ECB raises rates and indicates further tightening is possible

The ECB has delivered on last month’s rate rise promise, taking the eurozone base rate to 1.50%. The Bank of England threw up no surprises today, keeping the UK rate at 0.50%.


In line with expectations, the ECB has gone ahead with the rate rise it signalled last month with the phrase “strong vigilance” in relation to upside risks to inflation. The rate rise is the last thing the struggling periphery needs right now, but the ECB sticks to its price control mandate very strictly.

Despite some strong German factory orders data this morning, there is growing evidence of an economic ‘soft patch’ being experienced in the eurozone, in line with a global trend. It will be interesting to see what this rate rise does to eurozone growth in the second half of this year. Trichet was actually pretty hawkish, stressing that the ECB will continue to monitor eurozone inflation closely. The door was definitely not closed to a third ECB rate rise this year. If eurozone inflation ticks up later this year, you can be pretty sure the ECB will move again, unlike the BoE.

The euro has received a slight boost as a result, concludes Driver:

The market has responded fairly positively to Trichet’s comments as the euro has gained a little traction for the first time this week. The Portuguese debt downgrade headlines have really weighed on the single currency this week, but the ECB’s monetary policy gives the euro plenty of upside potential regardless of peripheral concerns.
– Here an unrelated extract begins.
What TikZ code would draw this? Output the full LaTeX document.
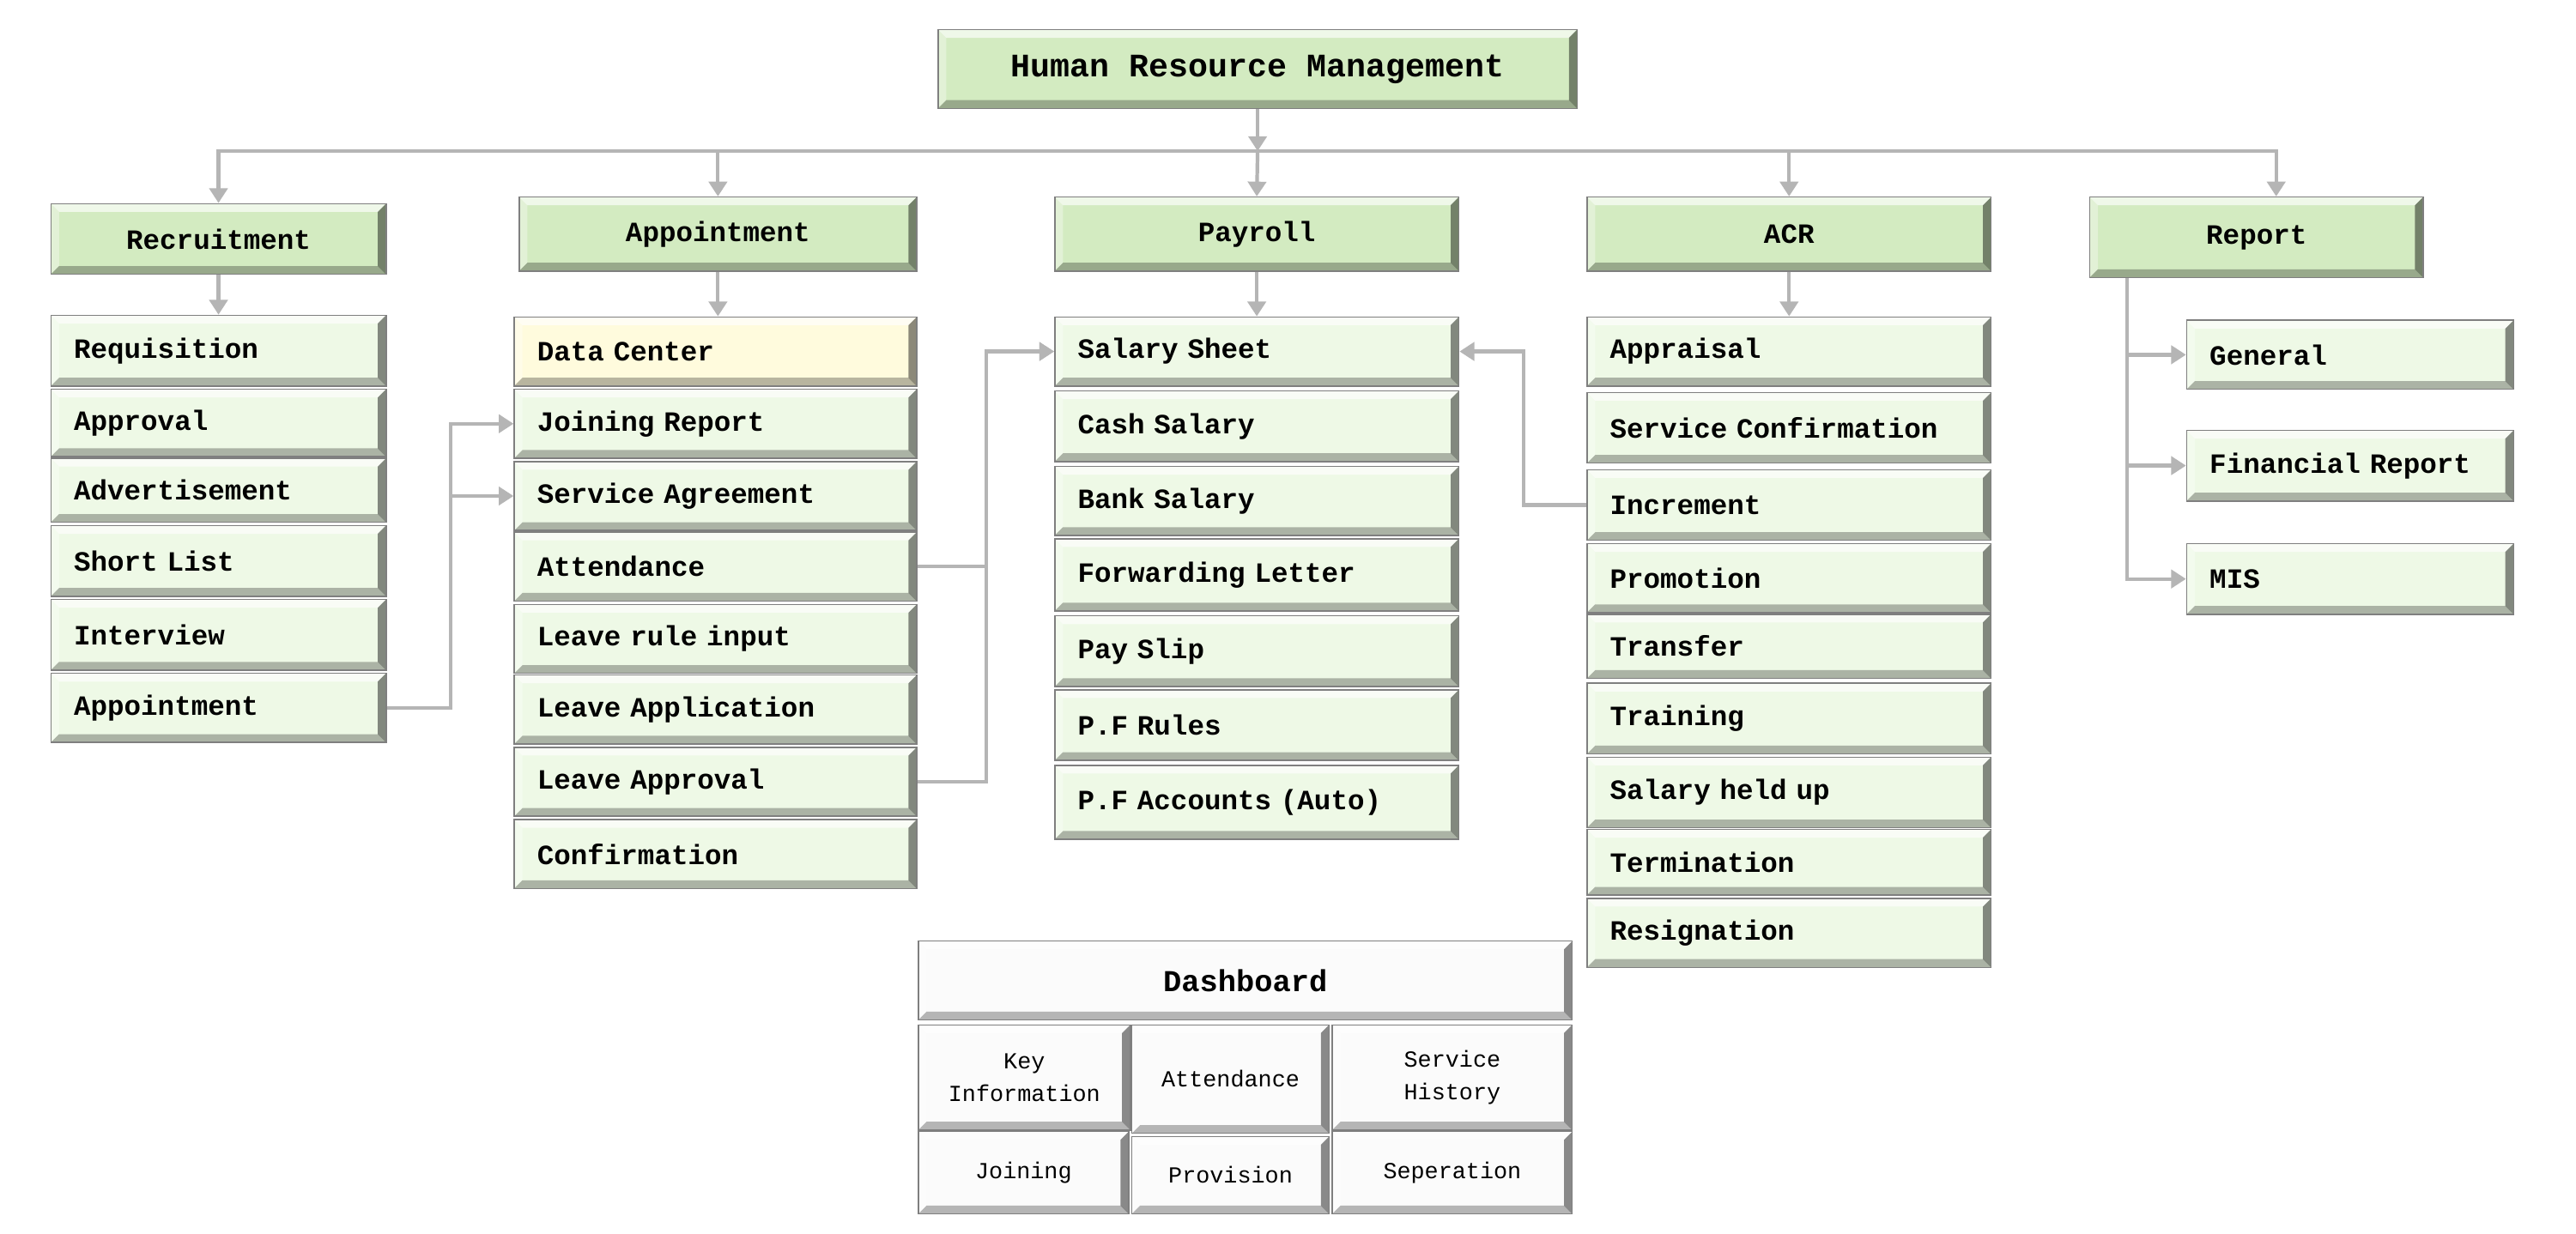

Sterling has climbed against the euro this week, but gains may prove hard to sustain with UK second quarter GDP likely to an awful figure at the end of this month.

We are bearish on sterling; it will benefit against the euro when these peripheral issues weigh in the short-term, but the absence of UK growth or monetary tightening really is the bottom line. Likewise for the euro, peripheral issues may weigh in the short-term but interest rate differentials and sovereign diversification will continue to spur the euro on.